Interval DP Introduction
Prerequisite: Dynamic Programming Introduction
Interval DP solves problems on subarrays or substrings where the answer for a range [l, r] depends on smaller ranges within it. The state dp[l][r] represents the answer for the subproblem covering indices l through r inclusive.
Identifying Interval DP Problems
Two signals indicate this pattern. First, the input is a linear sequence (array or string). Second, the problem requires considering all possible contiguous ranges, and solutions for larger ranges combine solutions from smaller ranges.
Common interval DP problems include optimal game strategies, palindrome partitioning, and merging stones. Constraints typically allow sequence lengths up to 500-1000, suggesting an O(n^2) or O(n^3) solution.
Example: Counting Palindromic Substrings
Given a string, count how many of its substrings are palindromes. A single character counts as a palindrome.
State: dp[l][r] = whether substring s[l..r] is a palindrome (true/false)
Transition: A substring is a palindrome if its outer characters match and the inner substring is also a palindrome:
dp[l][r] = (s[l] == s[r]) and dp[l+1][r-1]
Base case: l >= r → true (empty strings and single characters are palindromes)
Common Transition Patterns
Interval DP transitions typically examine smaller ranges within the current range. The two main patterns are element removal and interval splitting.
Element removal shrinks the range from one end. When checking whether a substring is a palindrome, removing the outer characters reduces [l, r] to [l+1, r-1].
Interval splitting divides the range at some point m. The state dp[l][r] tries all split points: dp[l][m] + dp[m+1][r] + cost(l, m, r). This requires iterating over all possible m values, adding an O(n) factor to each state.
Top-Down: The Natural Choice for Interval DP
Interval DP is one case where top-down is often easier than bottom-up. The reason: you don't need to figure out the processing order.
With bottom-up, you must ensure smaller intervals are computed before larger ones. This requires the non-obvious "iterate by length" pattern. With top-down, the recursion handles dependencies automatically—when solve(l, r) needs solve(l+1, r), it just calls the function, which computes and caches the result.
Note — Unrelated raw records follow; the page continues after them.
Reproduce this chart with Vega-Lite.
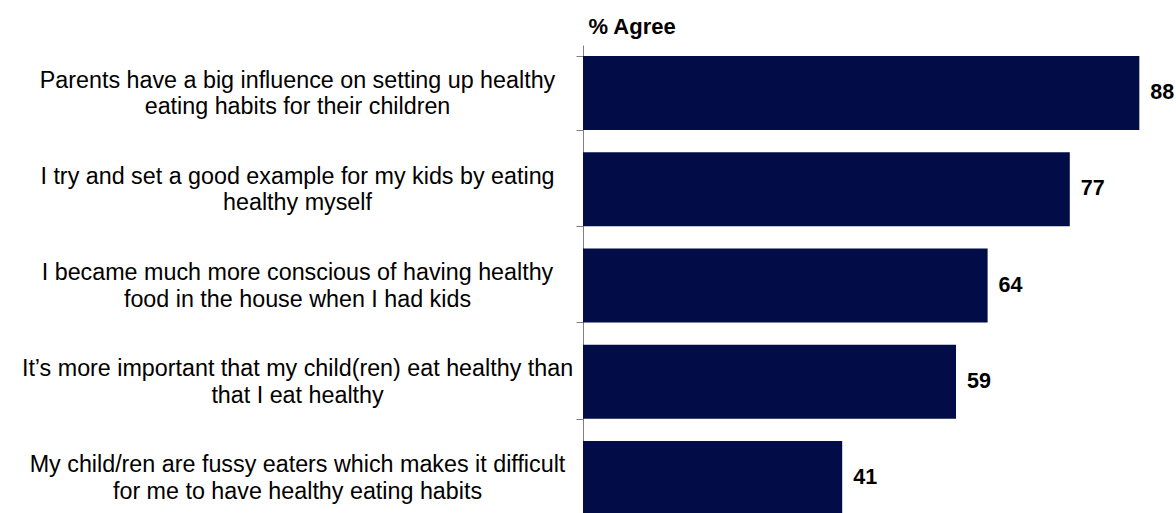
{
  "$schema": "https://vega.github.io/schema/vega-lite/v6.json",
  "autosize": "none",
  "padding": {"left": 583, "top": 45, "right": 0, "bottom": 0},
  "width": 593,
  "height": 481,
  "background": "white",
  "config": {"view": {"stroke": null}, "font": "Liberation Sans"},
  "data": {
    "values": [
      {"statement": "Parents have a big influence on setting up healthy|eating habits for their children", "agree": 88},
      {"statement": "I try and set a good example for my kids by eating|healthy myself", "agree": 77},
      {"statement": "I became much more conscious of having healthy|food in the house when I had kids", "agree": 64},
      {"statement": "It’s more important that my child(ren) eat healthy than|that I eat healthy", "agree": 59},
      {"statement": "My child/ren are fussy eaters which makes it difficult|for me to have healthy eating habits", "agree": 41}
    ]
  },
  "encoding": {
    "y": {
      "field": "statement",
      "type": "nominal",
      "sort": null,
      "scale": {"paddingInner": 0.231, "paddingOuter": 0.1155},
      "axis": {
        "title": null,
        "orient": "left",
        "tickBand": "extent",
        "tickSize": 7,
        "tickColor": "#808080",
        "domainColor": "#808080",
        "labelAlign": "center",
        "labelBaseline": "middle",
        "labelPadding": 279,
        "labelOffset": -13,
        "labelFontSize": 23.3,
        "labelLimit": 0,
        "labelLineHeight": 26.5,
        "labelColor": "black",
        "labelExpr": "split(datum.label, '|')",
        "grid": false
      }
    },
    "x": {
      "field": "agree",
      "type": "quantitative",
      "scale": {"domain": [0, 93.8], "nice": false},
      "axis": {
        "orient": "top",
        "labels": false,
        "ticks": false,
        "domain": false,
        "grid": false,
        "title": "% Agree",
        "titleX": 5,
        "titleY": -12,
        "titleAlign": "left",
        "titleAnchor": "start",
        "titleBaseline": "alphabetic",
        "titleFontSize": 22,
        "titleFontWeight": "bold",
        "titleColor": "black"
      }
    }
  },
  "layer": [
    {"mark": {"type": "bar", "color": "#020C46"}},
    {
      "mark": {"type": "text", "align": "left", "baseline": "middle", "dx": 11, "fontSize": 21.5, "fontWeight": "bold", "color": "black"},
      "encoding": {"text": {"field": "agree", "type": "quantitative"}}
    }
  ]
}
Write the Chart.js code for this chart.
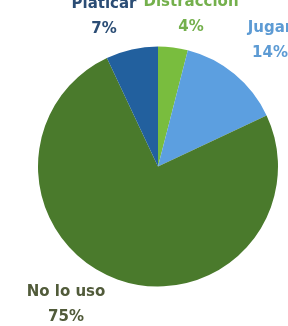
<!DOCTYPE html>
<html>
<head>
<meta charset="utf-8">
<script src="https://cdn.jsdelivr.net/npm/chart.js@4"></script>
<style>
  html, body { margin: 0; padding: 0; background: #fff; }
  #wrap { width: 288px; height: 326px; }
</style>
</head>
<body>
<div id="wrap"><canvas id="Chart" width="288" height="326"></canvas></div>
<script>
var categories = ["Distracción", "Jugar", "No lo uso", "Platicar"];
var percents = [4, 14, 75, 7];
var sliceColors = ["#79bd3e", "#5c9fe0", "#4a7a2c", "#22609e"];
var labelColors = ["#74b04c", "#5d9bd4", "#515b3a", "#2b4d75"];
// where each label sits (canvas px, centre of the two-line text block)
var labelPos = [[191, 15], [270, 41], [66, 305], [104, 17]];

var outerLabels = {
    id: 'outerLabels',
    afterDraw: function(chart) {
        var ctx = chart.ctx;
        ctx.save();
        ctx.textAlign = 'center';
        ctx.textBaseline = 'middle';
        ctx.font = 'bold 15px "DejaVu Sans", sans-serif';
        chart.data.labels.forEach(function(lab, i) {
            var p = labelPos[i];
            ctx.fillStyle = labelColors[i];
            ctx.fillText(lab, p[0], p[1] - 12.5);
            ctx.fillText(chart.data.datasets[0].data[i] + '%', p[0], p[1] + 12.5);
        });
        ctx.restore();
    }
};

var ctx = document.getElementById("Chart");
var newChart = new Chart(ctx, {
    type: 'pie',
    data: {
        labels: categories,
        datasets: [{
            data: percents,
            backgroundColor: sliceColors,
            borderWidth: 0
        }]
    },
    options: {
        responsive: false,
        animation: false,
        layout: { padding: { left: 38, right: 10, top: 46, bottom: 39 } },
        plugins: {
            legend: { display: false },
            tooltip: { enabled: false }
        }
    },
    plugins: [outerLabels]
});
</script>
</body>
</html>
1from functools import lru_cache
2
3def count_palindromes(s):
4 n = len(s)
5
6 @lru_cache(maxsize=None)
7 def is_palin(l, r):
8 if l >= r:
9 return True
10 return s[l] == s[r] and is_palin(l + 1, r - 1)
11
12 return sum(is_palin(l, r) for l in range(n) for r in range(l, n))
The code reads exactly like the recurrence. No index manipulation, no worrying about which intervals to compute first.
Bottom-Up: Processing by Interval Length
If you prefer bottom-up or need to avoid recursion, you need to understand the state space and fill order.
The Two-Dimensional State Space
Unlike prefix-based DP where dp[i] considers elements 0..i, interval DP uses dp[l][r] to represent any contiguous range. For a sequence of length n, there are O(n^2) possible intervals, though only ranges where l <= r are valid (the upper triangle of the table).
Fill Order: By Increasing Length
Since larger intervals depend on smaller ones, process intervals in order of increasing length. Start with length 1 (base cases), then length 2, then length 3, up to length n. Within each length, iterate over all valid starting positions.
1def count_palindromes(s):
2 n = len(s)
3 dp = [[False] * n for _ in range(n)]
4
5 # Base case: single characters (length 1)
6 count = 0
7 for i in range(n):
8 dp[i][i] = True
9 count += 1
10
11 for length in range(2, n + 1): # substring length: 2, 3, ..., n
12 for l in range(n - length + 1): # l + length - 1 must be < n
13 r = l + length - 1 # right endpoint
14 dp[l][r] = s[l] == s[r] and (length == 2 or dp[l + 1][r - 1])
15 if dp[l][r]:
16 count += 1
17
18 return count
A brief note on indexing since it can get confusing: The outer loop picks a substring length. The inner loop picks the left endpoint l. Since the substring occupies length characters starting at l, the last character lands at index l + length - 1. This index must be at most n - 1, so l can go up to n - length. For example, in a string of length 6, substrings of length 4 can start at positions 0, 1, or 2 — that's 6 - 4 = 2.
This guarantees that when computing dp[l][r], the smaller interval dp[l+1][r-1] is already computed.
Time and Space Complexity
Interval DP uses O(n^2) space for the 2D table. Time complexity depends on the transition. Element removal (constant work per state) yields O(n^2) total. Interval splitting (trying all split points) yields O(n^3) total.